The Internet is definitely NOT a newspaper, a magazine or a book
and there are definite rules for writing for the web that have to be
followed in order to make a website 'succesful' (in whatever meaning one may give to this word).
I have assembled a list of the twelve commandments of writing for
the web – some of which actually haven't been followed here by the
way. Feel free to peruse them, till you can feel at home with the ideas.
- Know thyself
. It is important to have the clearest possible idea of what you are writing and for what
reason. This may sound as an obvious point, but you will be amazed by the number of near-nonsense space
fillers that exist over the web.
- Know thy reader
. Make sure you understand before hand who you are going to write for and adapt to her
level and ideas. Do not try to persuade people they are wrong.
- Be concise and clear
. You do not want to write long and complicated paragraphs. Be as economical as you can in your articulation.
- The first words are important
. Users often just scan the first words of the paragraph and never finish it if
they aren't hooked by it. Find the mot juste.
- Be short
. Long documents with plenty of scroll are usually abandoned. Nobody reads more than a couple of
screen lengths. If you absolutely have to do it, break your text into more pages.
- Use bullet points and numbered lists
. Readers will get more out of what you are trying to pass to them.

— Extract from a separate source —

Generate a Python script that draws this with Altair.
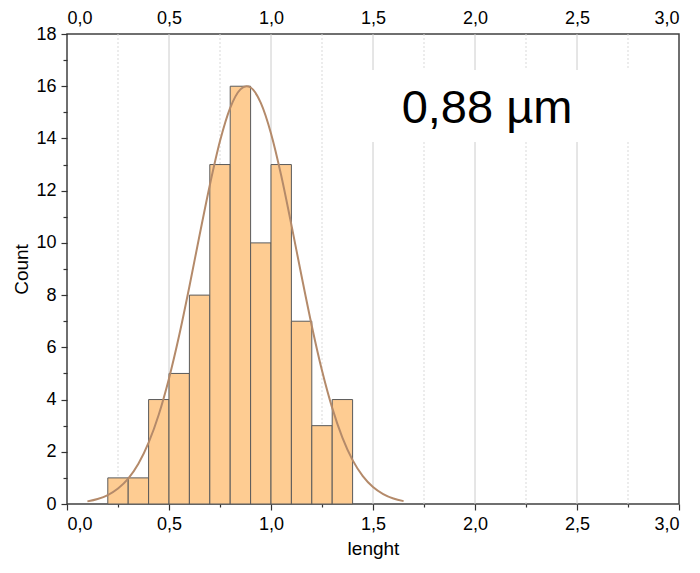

- Emphasize your text but do not over do it
. Too many bold or italics in one page will disorient the readers and
decrease the importance of the real emphasis points.
- Do not exaggerate
. Try to be honest and state simple facts. People mistrust pompous expressions and
promotional talk. 'You can't fool all the people all the time…'
- Use clear fonts and plain backgrounds
. I cannot even remember the times I abandoned a document written in yellow font over a textured background…
- Integrate your text with any images
. Your text and any images you will embed, will have to be properly
integrated so that the image will not take precedence over the text (unless of course this is something you
are aiming for). A picture may be a thousand words, but nobody likes someone that talks too much.
- Use hyperlinks properly
. The language and trade mark of the internet is the hyperlinked text, so you should
take advantage of the power of the medium. Keep in mind though that your visitors are one click away from
your site. For ever…
- Proofread and proofread again
. It is an obvious point but it must be stressed that your documents must be
free of typos and bad grammar. Respect your readers.
In other words, as much as I hate to admit it, William Faulkner, for
some of the above reasons, wouldn't make a great web author (For
unbelievers just checked the hyperlinked version of his masterpiece The Sound and the Fury). On the other hand Hemingway would make
the perfect web author somehow. The rest of us can just try to compete.